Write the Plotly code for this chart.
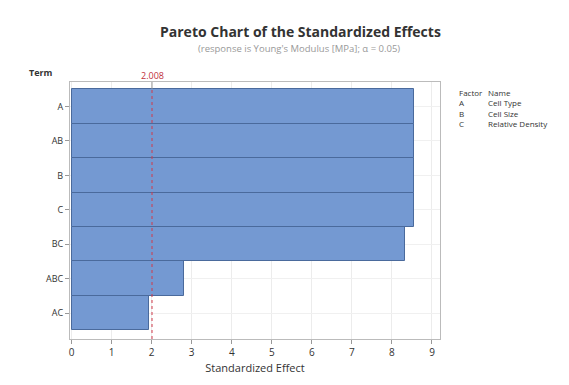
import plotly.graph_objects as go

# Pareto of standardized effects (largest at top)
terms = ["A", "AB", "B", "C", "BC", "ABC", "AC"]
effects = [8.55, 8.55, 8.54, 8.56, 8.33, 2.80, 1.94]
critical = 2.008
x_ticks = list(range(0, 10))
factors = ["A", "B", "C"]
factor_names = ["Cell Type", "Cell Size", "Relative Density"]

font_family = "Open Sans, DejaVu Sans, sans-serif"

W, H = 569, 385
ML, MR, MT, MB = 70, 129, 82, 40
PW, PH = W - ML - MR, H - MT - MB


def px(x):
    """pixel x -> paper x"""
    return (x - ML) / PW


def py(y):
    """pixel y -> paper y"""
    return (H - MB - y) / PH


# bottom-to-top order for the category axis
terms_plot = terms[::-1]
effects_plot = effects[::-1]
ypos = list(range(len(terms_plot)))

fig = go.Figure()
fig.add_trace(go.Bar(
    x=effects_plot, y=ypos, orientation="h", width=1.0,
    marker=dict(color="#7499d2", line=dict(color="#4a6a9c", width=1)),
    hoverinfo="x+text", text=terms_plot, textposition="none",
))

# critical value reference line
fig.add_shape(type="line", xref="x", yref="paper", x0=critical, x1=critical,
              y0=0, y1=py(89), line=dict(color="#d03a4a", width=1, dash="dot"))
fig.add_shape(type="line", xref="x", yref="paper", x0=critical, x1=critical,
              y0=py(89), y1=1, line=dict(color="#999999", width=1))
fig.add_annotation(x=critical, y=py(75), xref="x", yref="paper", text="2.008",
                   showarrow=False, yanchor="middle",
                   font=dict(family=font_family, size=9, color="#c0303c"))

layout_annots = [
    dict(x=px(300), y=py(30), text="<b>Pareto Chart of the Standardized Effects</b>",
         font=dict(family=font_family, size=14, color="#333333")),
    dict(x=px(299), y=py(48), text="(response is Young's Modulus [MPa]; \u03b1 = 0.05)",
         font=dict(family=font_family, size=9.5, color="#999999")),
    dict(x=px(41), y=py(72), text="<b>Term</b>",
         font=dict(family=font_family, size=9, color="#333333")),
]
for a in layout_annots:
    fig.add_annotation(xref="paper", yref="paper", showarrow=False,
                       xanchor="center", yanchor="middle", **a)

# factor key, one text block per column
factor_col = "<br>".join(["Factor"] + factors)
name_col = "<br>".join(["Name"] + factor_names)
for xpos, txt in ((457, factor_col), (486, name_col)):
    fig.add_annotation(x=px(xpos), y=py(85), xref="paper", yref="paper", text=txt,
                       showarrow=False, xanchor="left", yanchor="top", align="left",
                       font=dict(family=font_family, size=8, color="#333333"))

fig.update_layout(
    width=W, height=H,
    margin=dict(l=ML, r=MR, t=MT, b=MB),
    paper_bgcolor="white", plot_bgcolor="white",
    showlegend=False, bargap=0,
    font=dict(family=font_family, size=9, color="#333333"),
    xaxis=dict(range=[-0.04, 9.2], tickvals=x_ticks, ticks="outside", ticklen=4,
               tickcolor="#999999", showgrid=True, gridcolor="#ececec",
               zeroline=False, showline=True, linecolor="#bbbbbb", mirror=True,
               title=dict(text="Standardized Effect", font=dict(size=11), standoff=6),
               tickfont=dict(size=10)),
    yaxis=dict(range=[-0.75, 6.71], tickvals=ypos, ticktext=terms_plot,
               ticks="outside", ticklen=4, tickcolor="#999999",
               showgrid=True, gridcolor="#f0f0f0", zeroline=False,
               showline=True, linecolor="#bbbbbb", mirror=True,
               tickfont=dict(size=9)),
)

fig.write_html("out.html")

◆ **WHAT THE TASK REQUIRES**
Write the material out again exactly as it appears, dropping the pictures.

◆ **SOLUTION FOR THIS PROBLEM**
Write the Plotly code for this chart.
import plotly.graph_objects as go

# Pareto of standardized effects (largest at top)
terms = ["A", "AB", "B", "C", "BC", "ABC", "AC"]
effects = [8.55, 8.55, 8.54, 8.56, 8.33, 2.80, 1.94]
critical = 2.008
x_ticks = list(range(0, 10))
factors = ["A", "B", "C"]
factor_names = ["Cell Type", "Cell Size", "Relative Density"]

font_family = "Open Sans, DejaVu Sans, sans-serif"

W, H = 569, 385
ML, MR, MT, MB = 70, 129, 82, 40
PW, PH = W - ML - MR, H - MT - MB


def px(x):
    """pixel x -> paper x"""
    return (x - ML) / PW


def py(y):
    """pixel y -> paper y"""
    return (H - MB - y) / PH


# bottom-to-top order for the category axis
terms_plot = terms[::-1]
effects_plot = effects[::-1]
ypos = list(range(len(terms_plot)))

fig = go.Figure()
fig.add_trace(go.Bar(
    x=effects_plot, y=ypos, orientation="h", width=1.0,
    marker=dict(color="#7499d2", line=dict(color="#4a6a9c", width=1)),
    hoverinfo="x+text", text=terms_plot, textposition="none",
))

# critical value reference line
fig.add_shape(type="line", xref="x", yref="paper", x0=critical, x1=critical,
              y0=0, y1=py(89), line=dict(color="#d03a4a", width=1, dash="dot"))
fig.add_shape(type="line", xref="x", yref="paper", x0=critical, x1=critical,
              y0=py(89), y1=1, line=dict(color="#999999", width=1))
fig.add_annotation(x=critical, y=py(75), xref="x", yref="paper", text="2.008",
                   showarrow=False, yanchor="middle",
                   font=dict(family=font_family, size=9, color="#c0303c"))

layout_annots = [
    dict(x=px(300), y=py(30), text="<b>Pareto Chart of the Standardized Effects</b>",
         font=dict(family=font_family, size=14, color="#333333")),
    dict(x=px(299), y=py(48), text="(response is Young's Modulus [MPa]; \u03b1 = 0.05)",
         font=dict(family=font_family, size=9.5, color="#999999")),
    dict(x=px(41), y=py(72), text="<b>Term</b>",
         font=dict(family=font_family, size=9, color="#333333")),
]
for a in layout_annots:
    fig.add_annotation(xref="paper", yref="paper", showarrow=False,
                       xanchor="center", yanchor="middle", **a)

# factor key, one text block per column
factor_col = "<br>".join(["Factor"] + factors)
name_col = "<br>".join(["Name"] + factor_names)
for xpos, txt in ((457, factor_col), (486, name_col)):
    fig.add_annotation(x=px(xpos), y=py(85), xref="paper", yref="paper", text=txt,
                       showarrow=False, xanchor="left", yanchor="top", align="left",
                       font=dict(family=font_family, size=8, color="#333333"))

fig.update_layout(
    width=W, height=H,
    margin=dict(l=ML, r=MR, t=MT, b=MB),
    paper_bgcolor="white", plot_bgcolor="white",
    showlegend=False, bargap=0,
    font=dict(family=font_family, size=9, color="#333333"),
    xaxis=dict(range=[-0.04, 9.2], tickvals=x_ticks, ticks="outside", ticklen=4,
               tickcolor="#999999", showgrid=True, gridcolor="#ececec",
               zeroline=False, showline=True, linecolor="#bbbbbb", mirror=True,
               title=dict(text="Standardized Effect", font=dict(size=11), standoff=6),
               tickfont=dict(size=10)),
    yaxis=dict(range=[-0.75, 6.71], tickvals=ypos, ticktext=terms_plot,
               ticks="outside", ticklen=4, tickcolor="#999999",
               showgrid=True, gridcolor="#f0f0f0", zeroline=False,
               showline=True, linecolor="#bbbbbb", mirror=True,
               tickfont=dict(size=9)),
)

fig.write_html("out.html")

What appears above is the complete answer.